3.4.6.3. Tuple of Lists

# Tuple containing multiple lists
data = ([1, 2, 3], [4, 5, 6], [7, 8, 9])

# Accessing individual elements in the lists
print(data[0][1])  # Output: 2
print(data[2][0])  # Output: 7

2
7

3.4.6.4. List of Strings

# List of strings
words = ["apple", "banana", "cherry"]

# Accessing individual characters in the strings
print(words[0][1])  # Output: 'p'
print(words[2][4])  # Output: 'r'

p
r

Sequences of sequences are widely used in various scenarios, such as representing matrices, collections of points, datasets, etc. They provide a convenient way to organize related data and enable hierarchical access to individual elements within the nested sequences.

3.4.7. Named Tuples

Named tuples in Python are a convenient way to define lightweight classes for storing simple data structures. They provide a way to create simple classes that don’t require the full features of a custom class definition. Named tuples are essentially like regular tuples, but with named fields, making the code more readable and self-documenting.

Here’s how you can use named tuples in Python:

from collections import namedtuple

# Define a named tuple type
Person = namedtuple("Person", ["name", "age", "city"])

# Create instances of the named tuple
person1 = Person(name="Alice", age=30, city="New York")
person2 = Person(name="Bob", age=25, city="San Francisco")

# Access fields using dot notation
print(person1.name)  # Output: Alice
print(person2.age)   # Output: 25

# Named tuples are immutable
# person1.name = "Eve"  # This will raise an AttributeError

Alice
25

In the example above, we first import namedtuple from the collections module. Then, we define a named tuple type called “Person” with three fields: “name”, “age”, and “city”. We create instances of this named tuple by specifying values for each field. We can access the fields of the named tuple using dot notation, making the code more readable.

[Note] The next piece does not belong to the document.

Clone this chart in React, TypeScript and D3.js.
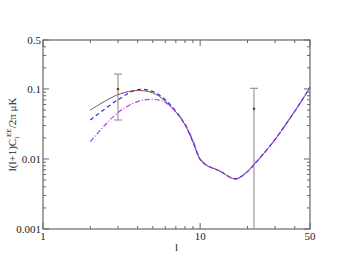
import React from "react";
import * as d3 from "d3";

const W = 349;
const H = 270;
const MARGIN = { top: 40, right: 39, bottom: 41, left: 43 };

// multipoles
const ells = [2, 3, 4, 5, 6, 7, 8, 9, 10, 11, 12, 13, 14, 16, 17, 18, 20, 22, 25, 30, 35, 40, 45, 50];

const solidValues = [0.05, 0.083, 0.095, 0.088, 0.067, 0.047, 0.031, 0.0175, 0.0098, 0.0081, 0.0074, 0.0069, 0.0063, 0.0053, 0.0052, 0.0055, 0.0066, 0.0083, 0.0115, 0.019, 0.031, 0.048, 0.072, 0.106];
const dashedValues = [0.036, 0.07, 0.098, 0.092, 0.07, 0.048, 0.031, 0.0175, 0.0099, 0.0081, 0.0074, 0.0069, 0.0063, 0.0053, 0.0052, 0.0055, 0.0066, 0.0083, 0.0115, 0.019, 0.031, 0.048, 0.072, 0.106];
const dashDotValues = [0.0177, 0.046, 0.066, 0.071, 0.064, 0.047, 0.032, 0.0185, 0.0101, 0.0082, 0.0074, 0.0069, 0.0063, 0.0053, 0.0052, 0.0055, 0.0066, 0.0083, 0.0115, 0.019, 0.031, 0.048, 0.072, 0.106];

// data points with error bars
const errEll = [3, 22];
const errMid = [0.1, 0.052];
const errLow = [0.036, 0.0004];
const errHigh = [0.163, 0.102];

const xTickLabels = [1, 10, 50];
const yTickLabels = [0.5, 0.1, 0.01, 0.001];

const App = () => {
  const iw = W - MARGIN.left - MARGIN.right;
  const ih = H - MARGIN.top - MARGIN.bottom;

  const x = d3.scaleLog().domain([1, 50]).range([0, iw]);
  const y = d3.scaleLog().domain([0.001, 0.5]).range([ih, 0]);

  const line = d3
    .line<number>()
    .x((_, i) => x(ells[i]))
    .y((d) => y(d))
    .curve(d3.curveCatmullRom.alpha(0.5));

  const xMinor: number[] = [];
  [1, 10].forEach((dec) => {
    for (let k = 2; k <= 9; k++) if (dec * k < 50) xMinor.push(dec * k);
  });
  const yMinor: number[] = [];
  [0.001, 0.01, 0.1].forEach((dec) => {
    for (let k = 2; k <= 9; k++) if (dec * k < 0.5) yMinor.push(dec * k);
  });

  const axisColor = "#666";
  const font = "'Liberation Serif', 'DejaVu Serif', serif";

  return (
    <svg width={W} height={H} style={{ position: "absolute", left: 0, top: 0 }}>
      <rect width={W} height={H} fill="#fff" />
      <defs>
        <clipPath id="plot">
          <rect x={0} y={0} width={iw} height={ih} />
        </clipPath>
      </defs>
      <g transform={`translate(${MARGIN.left},${MARGIN.top})`}>
        {/* x ticks, bottom and top */}
        {xTickLabels.concat(xMinor).map((t) => {
          const major = xTickLabels.includes(t);
          const len = major ? 6 : 3;
          return (
            <g key={"x" + t}>
              <line x1={x(t)} x2={x(t)} y1={ih} y2={ih - len} stroke={axisColor} />
              <line x1={x(t)} x2={x(t)} y1={0} y2={len} stroke={axisColor} />
            </g>
          );
        })}
        {yTickLabels.concat(yMinor).map((t) => {
          const major = yTickLabels.includes(t);
          const len = major ? 6 : 3;
          return (
            <g key={"y" + t}>
              <line x1={0} x2={len} y1={y(t)} y2={y(t)} stroke={axisColor} />
              <line x1={iw} x2={iw - len} y1={y(t)} y2={y(t)} stroke={axisColor} />
            </g>
          );
        })}
        <rect x={0} y={0} width={iw} height={ih} fill="none" stroke={axisColor} strokeWidth={1.2} />

        {xTickLabels.map((t) => (
          <text key={"xl" + t} x={x(t)} y={ih + 11} textAnchor="middle" fontFamily={font} fontSize={11} fill="#222">
            {t}
          </text>
        ))}
        {yTickLabels.map((t) => (
          <text key={"yl" + t} x={-2} y={y(t) + 4} textAnchor="end" fontFamily={font} fontSize={11} fill="#222">
            {t}
          </text>
        ))}

        <g clipPath="url(#plot)">
          {errEll.map((e, i) => (
            <g key={"err" + i} stroke="#999" strokeWidth={1.2}>
              <line x1={x(e)} x2={x(e)} y1={y(errLow[i])} y2={y(errHigh[i])} />
              <line x1={x(e) - 4} x2={x(e) + 4} y1={y(errHigh[i])} y2={y(errHigh[i])} />
              <line x1={x(e) - 4} x2={x(e) + 4} y1={y(errLow[i])} y2={y(errLow[i])} />
              <circle cx={x(e)} cy={y(errMid[i])} r={1.3} fill="#444" stroke="none" />
            </g>
          ))}
          <path d={line(solidValues) ?? ""} fill="none" stroke="#666" strokeWidth={1} />
          <path d={line(solidValues) ?? ""} fill="none" stroke="#e04040" strokeWidth={1} strokeDasharray="1 3" />
          <path d={line(dashedValues) ?? ""} fill="none" stroke="#2a2ae8" strokeWidth={1.2} strokeDasharray="4 3" />
          <path d={line(dashDotValues) ?? ""} fill="none" stroke="#b03de8" strokeWidth={1.2} strokeDasharray="5 2 1 2" />
        </g>

        <text x={iw / 2} y={ih + 22} textAnchor="middle" fontFamily={font} fontSize={11} fill="#222">
          l
        </text>
      </g>
      <text
        transform={`translate(16,${MARGIN.top + ih / 2}) rotate(-90)`}
        textAnchor="middle"
        fontFamily={font}
        fontSize={11}
        fill="#222"
      >
        l(l+1)C
        <tspan fontSize={7} dy={3}>l</tspan>
        <tspan fontSize={7} dy={-8}>EE</tspan>
        <tspan dy={5}>/2π μK</tspan>
      </text>
    </svg>
  );
};

export default App;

It’s important to note that named tuples are immutable, meaning you can’t modify the values of the fields after creating an instance. If you need to modify the data, you’ll need to create a new named tuple with the desired changes.

Named tuples are useful when you need a simple and readable way to represent data structures, such as when dealing with records, configurations, or other situations where you have a fixed set of fields.